## MATERIAL PROVIDED
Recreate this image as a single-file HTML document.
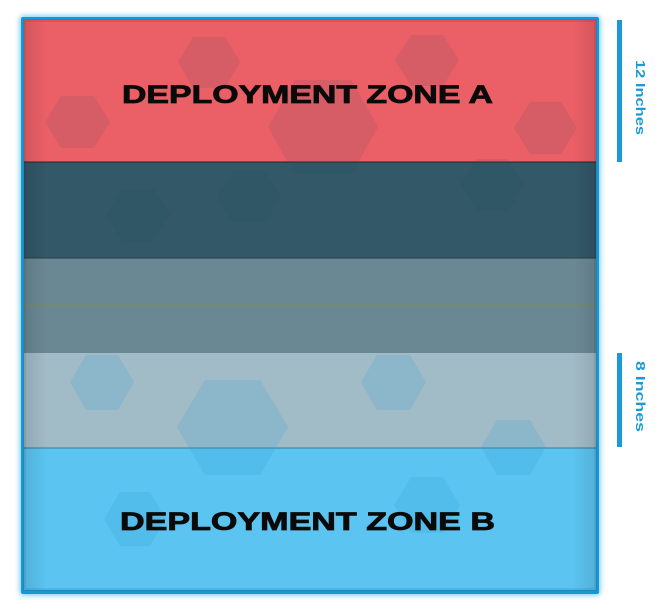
<!DOCTYPE html>
<html><head><meta charset="utf-8"><style>
html,body{margin:0;padding:0;background:#fff;width:670px;height:616px;overflow:hidden}
</style></head><body>
<svg width="670" height="616" viewBox="0 0 670 616" xmlns="http://www.w3.org/2000/svg">
<defs>
<filter id="glow" x="-10%" y="-10%" width="120%" height="120%"><feGaussianBlur stdDeviation="3"/></filter>
<linearGradient id="vl" x1="0" x2="1" y1="0" y2="0">
<stop offset="0" stop-color="#000" stop-opacity="0.10"/><stop offset="0.04" stop-color="#000" stop-opacity="0"/>
<stop offset="0.96" stop-color="#000" stop-opacity="0"/><stop offset="1" stop-color="#000" stop-opacity="0.10"/></linearGradient>
</defs>
<rect x="20" y="16" width="580" height="579" rx="3" fill="#6cc6f2" filter="url(#glow)"/>
<rect x="21" y="17" width="578" height="577" rx="2" fill="#1797d5"/>
<rect x="24" y="20" width="572" height="142" fill="#eb5f67"/>
<rect x="24" y="162" width="572" height="96" fill="#335867"/>
<rect x="24" y="258" width="572" height="95" fill="#6a8894"/>
<rect x="24" y="353" width="572" height="95" fill="#a1bbc7"/>
<rect x="24" y="448" width="572" height="142" fill="#5bc4f1"/>
<line x1="24" y1="162" x2="596" y2="162" stroke="#1d2a30" stroke-width="1"/>
<line x1="24" y1="258" x2="596" y2="258" stroke="#22404c" stroke-width="1"/>
<line x1="24" y1="305" x2="596" y2="305" stroke="#7c8c5c" stroke-width="1"/>
<line x1="24" y1="448" x2="596" y2="448" stroke="#3f7890" stroke-width="1"/>
<g fill="#1f4a5c" fill-opacity="0.1">
<polygon points="178,62 193,37 225,37 240,62 225,88 193,88"/>
<polygon points="395,60 411,35 443,35 459,60 443,86 411,86"/>
<polygon points="45,122 61,96 94,96 110,122 94,148 61,148"/>
<polygon points="268,127 295,80 351,80 378,127 351,175 295,175"/>
<polygon points="514,128 530,102 561,102 577,128 561,154 530,154"/>
<polygon points="106,215 122,189 154,189 170,215 154,241 122,241"/>
<polygon points="217,197 233,171 265,171 281,197 265,223 233,223"/>
<polygon points="461,185 477,159 508,159 524,185 508,211 477,211"/>
</g>
<g fill="#2a9fd0" fill-opacity="0.18">
<polygon points="70,382 86,355 118,355 134,382 118,410 86,410"/>
<polygon points="177,427 205,380 260,380 288,427 260,475 205,475"/>
<polygon points="361,382 377,355 410,355 426,382 410,410 377,410"/>
<polygon points="481,447 497,420 530,420 546,447 530,475 497,475"/>
<polygon points="104,519 120,492 150,492 166,519 150,546 120,546"/>
<polygon points="394,505 411,477 443,477 460,505 443,533 411,533"/>
</g>
<rect x="24" y="20" width="572" height="570" fill="url(#vl)"/>
<rect x="24.5" y="20.5" width="571" height="569" fill="none" stroke="#000" stroke-opacity="0.08" stroke-width="3"/>
<g font-family="Liberation Sans, sans-serif" font-weight="bold" fill="#0a0a0a" font-size="25" stroke="#0a0a0a" stroke-width="0.8">
<text x="122" y="103" textLength="371" lengthAdjust="spacingAndGlyphs">DEPLOYMENT ZONE A</text>
<text x="120" y="530" textLength="375" lengthAdjust="spacingAndGlyphs">DEPLOYMENT ZONE  B</text>
</g>
<rect x="617" y="20" width="5" height="142" fill="#1a9ad6"/>
<rect x="617" y="353" width="5" height="94" fill="#1a9ad6"/>
<g font-family="Liberation Sans, sans-serif" font-weight="bold" fill="#1a9ad6" font-size="13">
<text transform="translate(636,60) rotate(90)" textLength="75" lengthAdjust="spacingAndGlyphs">12 Inches</text>
<text transform="translate(636,361) rotate(90)" textLength="71" lengthAdjust="spacingAndGlyphs">8 Inches</text>
</g>
</svg>
</body></html>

## WORK TO BE COMPLETED
Leave out the pictures and transcribe everything else exactly.

## OUTPUT FOR THIS TASK
Recreate this image as a single-file HTML document.
<!DOCTYPE html>
<html><head><meta charset="utf-8"><style>
html,body{margin:0;padding:0;background:#fff;width:670px;height:616px;overflow:hidden}
</style></head><body>
<svg width="670" height="616" viewBox="0 0 670 616" xmlns="http://www.w3.org/2000/svg">
<defs>
<filter id="glow" x="-10%" y="-10%" width="120%" height="120%"><feGaussianBlur stdDeviation="3"/></filter>
<linearGradient id="vl" x1="0" x2="1" y1="0" y2="0">
<stop offset="0" stop-color="#000" stop-opacity="0.10"/><stop offset="0.04" stop-color="#000" stop-opacity="0"/>
<stop offset="0.96" stop-color="#000" stop-opacity="0"/><stop offset="1" stop-color="#000" stop-opacity="0.10"/></linearGradient>
</defs>
<rect x="20" y="16" width="580" height="579" rx="3" fill="#6cc6f2" filter="url(#glow)"/>
<rect x="21" y="17" width="578" height="577" rx="2" fill="#1797d5"/>
<rect x="24" y="20" width="572" height="142" fill="#eb5f67"/>
<rect x="24" y="162" width="572" height="96" fill="#335867"/>
<rect x="24" y="258" width="572" height="95" fill="#6a8894"/>
<rect x="24" y="353" width="572" height="95" fill="#a1bbc7"/>
<rect x="24" y="448" width="572" height="142" fill="#5bc4f1"/>
<line x1="24" y1="162" x2="596" y2="162" stroke="#1d2a30" stroke-width="1"/>
<line x1="24" y1="258" x2="596" y2="258" stroke="#22404c" stroke-width="1"/>
<line x1="24" y1="305" x2="596" y2="305" stroke="#7c8c5c" stroke-width="1"/>
<line x1="24" y1="448" x2="596" y2="448" stroke="#3f7890" stroke-width="1"/>
<g fill="#1f4a5c" fill-opacity="0.1">
<polygon points="178,62 193,37 225,37 240,62 225,88 193,88"/>
<polygon points="395,60 411,35 443,35 459,60 443,86 411,86"/>
<polygon points="45,122 61,96 94,96 110,122 94,148 61,148"/>
<polygon points="268,127 295,80 351,80 378,127 351,175 295,175"/>
<polygon points="514,128 530,102 561,102 577,128 561,154 530,154"/>
<polygon points="106,215 122,189 154,189 170,215 154,241 122,241"/>
<polygon points="217,197 233,171 265,171 281,197 265,223 233,223"/>
<polygon points="461,185 477,159 508,159 524,185 508,211 477,211"/>
</g>
<g fill="#2a9fd0" fill-opacity="0.18">
<polygon points="70,382 86,355 118,355 134,382 118,410 86,410"/>
<polygon points="177,427 205,380 260,380 288,427 260,475 205,475"/>
<polygon points="361,382 377,355 410,355 426,382 410,410 377,410"/>
<polygon points="481,447 497,420 530,420 546,447 530,475 497,475"/>
<polygon points="104,519 120,492 150,492 166,519 150,546 120,546"/>
<polygon points="394,505 411,477 443,477 460,505 443,533 411,533"/>
</g>
<rect x="24" y="20" width="572" height="570" fill="url(#vl)"/>
<rect x="24.5" y="20.5" width="571" height="569" fill="none" stroke="#000" stroke-opacity="0.08" stroke-width="3"/>
<g font-family="Liberation Sans, sans-serif" font-weight="bold" fill="#0a0a0a" font-size="25" stroke="#0a0a0a" stroke-width="0.8">
<text x="122" y="103" textLength="371" lengthAdjust="spacingAndGlyphs">DEPLOYMENT ZONE A</text>
<text x="120" y="530" textLength="375" lengthAdjust="spacingAndGlyphs">DEPLOYMENT ZONE  B</text>
</g>
<rect x="617" y="20" width="5" height="142" fill="#1a9ad6"/>
<rect x="617" y="353" width="5" height="94" fill="#1a9ad6"/>
<g font-family="Liberation Sans, sans-serif" font-weight="bold" fill="#1a9ad6" font-size="13">
<text transform="translate(636,60) rotate(90)" textLength="75" lengthAdjust="spacingAndGlyphs">12 Inches</text>
<text transform="translate(636,361) rotate(90)" textLength="71" lengthAdjust="spacingAndGlyphs">8 Inches</text>
</g>
</svg>
</body></html>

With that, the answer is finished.